Mysql – Is this correct normalization for the tables

database-designMySQLPHP

I think I'm confusing myself and making this too complicated. At this point, I need outside advice.

I have a Laravel 7 application where a user will enter orders. Each order has one customer. Each order has one contact. Each customer has many contacts, but contacts only belong to one customer.

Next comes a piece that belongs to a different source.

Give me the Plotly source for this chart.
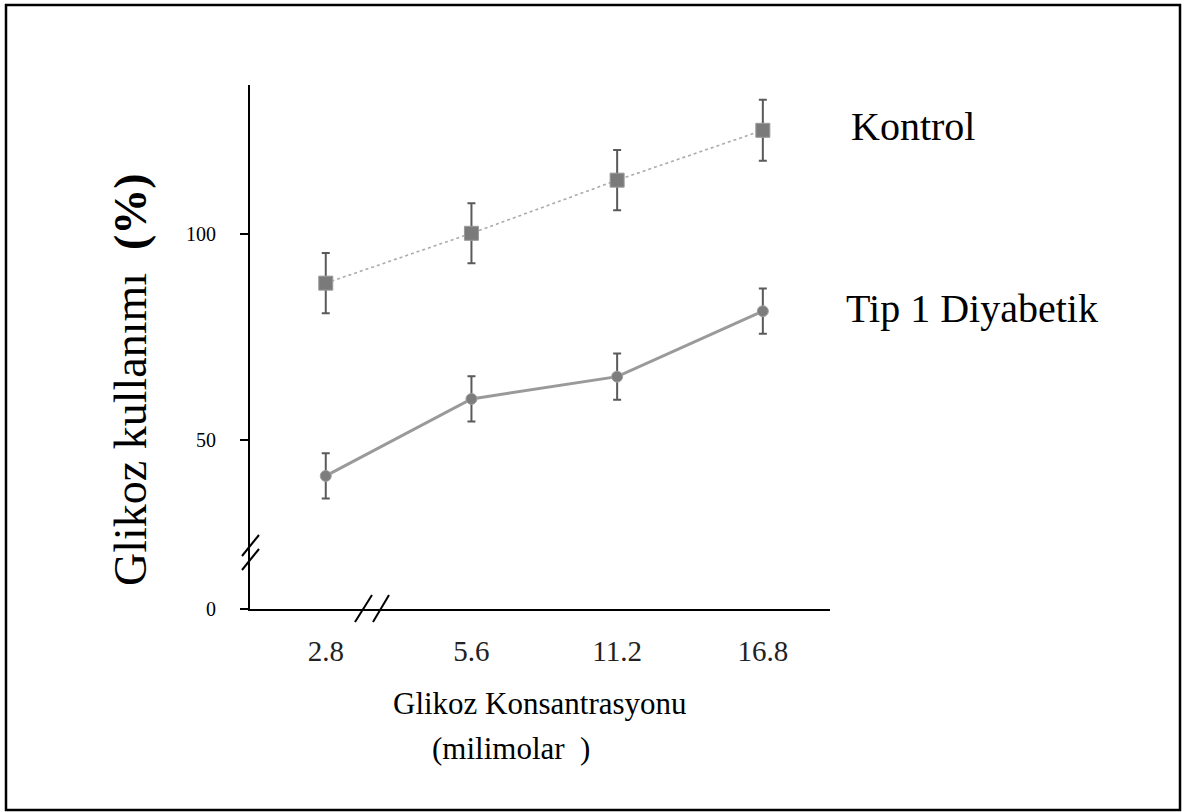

When the user is entering the order and chooses a customer, another select field populates with contacts associated with that customer.

Here is my structure:

orders table:
id
customer_id
contact_id

Customers table:
id
name

Contacts table:
id
customer_id

Is this good or do I need to change the structure? I'm having trouble setting up the relationships in Laravel.

Best Answer

I'm not familiar enough with Laravel 7 to understand how well it implements alternate keys/composite keys, but this is basically what you've described: enter image description here

Notes:

  1. The alternate keys are crucial as an Id in and of itself does not provide uniqueness as required by the Relational Model. If I can spam "Customer 1, Dwayne Johnson" a million times into Contact then no key exists and there is a normalization error.
  2. The composite key (CustomerId, ContactId) is required to ensure CustomerId is migrated properly to Order
  3. IE is inversion entry, or non-unique index. This allows orders to be quickly searched by customer.
  4. ContactId itself is not unique. If you are using a ORM that requires an Id column on everything, you would need to make the relationship between Customer and Contact non-identifying. In doing so you will remove the ability to retrieve a customer's orders without joining to Contact first. Under no circumstances should you create a relation between Customer and Order as the Contact selected must belong to the Customer in question and this would introduce a normalization error.